Cultivate Relationships
In the end, we are not just in a product business or solution business or a systems business. Most importantly, we’re in a people business. Build relationships not only with clients, but also with employers, professional associations, other educational providers, newspapers and magazines, news media, social platforms, advertisers, bloggers, chambers of commerce, and yes, even with the competition. Customers are careful to spend their limited dollars wisely and are scrutinizing each purchase to make sure they’re making a “safe” decision. They want to buy from educational providers they trust and believe in.
The relationships that you build will be a foundation for future business for you. Everyone is a potential student in one of your open-enrollment or corporate training programs.
To foster these relationships, you must genuinely show that you care, commit to the relationship by spending time cultivating them, share your knowledge (without expecting anything in return), create open lines of communication and dialogue, and be positive.
Pursue New Market Niches, Especially in Unsophisticated Areas
“Wee Willie” Keeler was a major-league ballplayer in the late 1800’s who had eight record seasons in a row, which earned him a hall-of-fame spot despite the fact he was only 5’4″ and used a 30″ bat. When asked what the secret of his success was, “Wee Willie” simply replied, “I hit ’em where they ain’t.”
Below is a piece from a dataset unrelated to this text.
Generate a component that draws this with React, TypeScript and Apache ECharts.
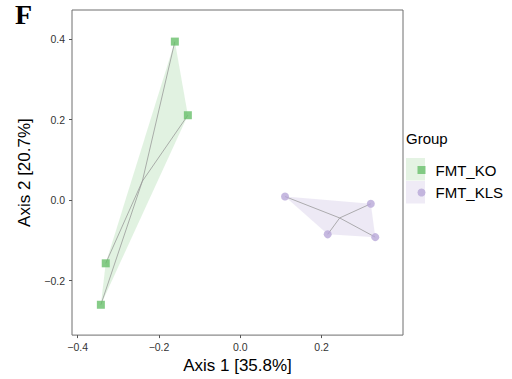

Tapping into fresh and original types of programs can create vibrant, long-term growth for universities in old and new industries alike. These groundbreaking programs can generate additional sources of profit, bolster the position of the university’s other related programs, and keep competitors always on the defensive.
In addition, delivering programs in a format that meets the consumer’s needs is imperative as well. Consider offering programs in a variety of formats, including digital, so that you can deliver a learning experience for users wherever they are.
Create a Strong Branding Strategy
Your brand is not your product, your logo, your website, or your name. In fact, your brand is much more than that—it’s the stuff that feels intangible. But it’s that hard-to-pin-down feeling that separates powerhouse and mediocre brands from each other.
First and foremost, create and maintain a consistent voice or image in all of your marketing and communications. For example, if some of your promotions are lighthearted and humorous while others are conservative and formal, you are sending a mixed message. Developing a distinctive personality is part of becoming recognizable and unique.
“Every brand makes a promise. But in a marketplace in which consumer confidence is low and budgetary vigilance is high, it’s not just making a promise that separates one brand from another. but having a defining purpose,” explains Allen Adamson, chairman of the North America region of brand consulting and design firm Landor Associates.
What’s your brand’s promise? It should be to create a learning experience so extraordinary, the participant will return to your university time and time again for their learning needs. Your brand may also tell the story that you’re “known for excellence”, known for providing value or you may be known for educating participants in specific job fields, such as IT.
You should be clear on what your identity and branding says. There are direct implications for student recruitment and enrollment, the student experience, and the department’s long-term sustainability.
In conclusion, if university continuing education or executive education departments want their units to survive—much less thrive—in the coming decades, they must confront a challenge: differentiating their institutions from the pack.